Market participants are watching the telemetry of these tests with more scrutiny than NASA’s own public affairs office. The recent $50,000 surge in volume indicates that capital is following the hardware. When Starship fails to reach its full mission objectives, the 'No' price on a 2026 landing firms up. When the heat shield tiles on the Orion capsule show unexpected erosion—as they did during the Artemis I uncrewed mission—the smart money moves toward 2028 or beyond. This is data-driven pessimism.

Suiting Up for Failure

Beyond the rockets, the mundane logistics of survival are failing to materialize. Axiom Space, the firm contracted to build the next-generation lunar spacesuits, faces its own set of engineering hurdles. A suit is essentially a person-shaped spacecraft; it must provide life support, thermal regulation, and mobility in one of the most hostile environments known to man. Reports from the Office of Inspector General have highlighted significant delays in suit development. Without the suits, there is no mission, even if SpaceX provides a golden chariot to the lunar south pole.

This is where the market’s 15% 'Yes' price feels almost generous. For the mission to succeed before 2027, every single complex system—the SLS rocket, the Orion capsule, the Starship HLS, the orbital propellant depots, and the Axiom suits—must perform flawlessly on the first attempt. History suggests this is an impossibility. The Apollo program, fueled by a blank check and a Cold War imperative, suffered constant delays and a tragic fire before it found its footing. Artemis has neither the budget nor the existential urgency of the 1960s.

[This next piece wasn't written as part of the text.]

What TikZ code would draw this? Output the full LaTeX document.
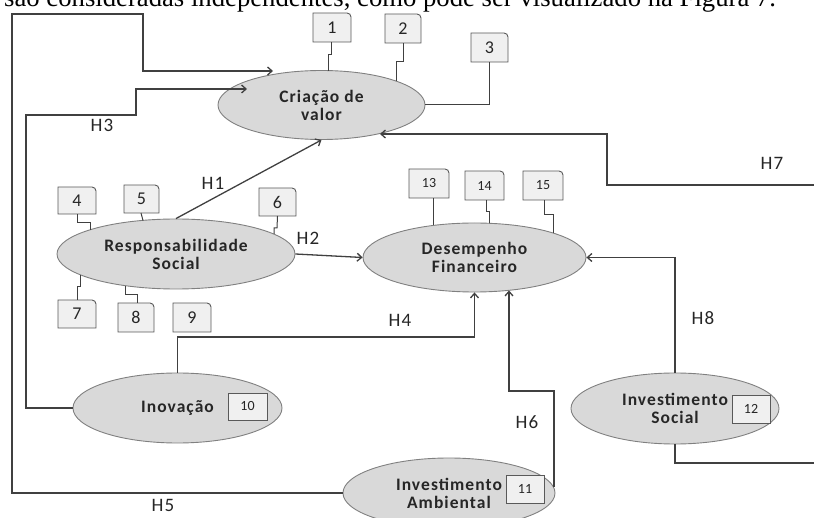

NASA’s current internal target is September 2026, a date pushed back from late 2025. The market, however, is looking at the 2023 GAO report which explicitly stated that a 2027 landing is a more realistic, yet still aggressive, baseline. Bettors are effectively betting against NASA’s public optimism and for the GAO’s private realism. They are winning. The price of 'No' at 85% indicates that the probability of a delay is now the baseline assumption for anyone with skin in the game.

The divergence between institutional messaging and market reality is stark. While NASA officials must project confidence to secure congressional appropriations, the prediction market operates on the cold logic of the payout. The $100,000 in total volume represents a collective intelligence that sees the infrastructure as too fragile and the timeline as too compressed. If you believe we are going back to the Moon in the next 30 months, you are in a lonely, 15-percent minority. It is a brave bet, but the numbers suggest it is a losing one.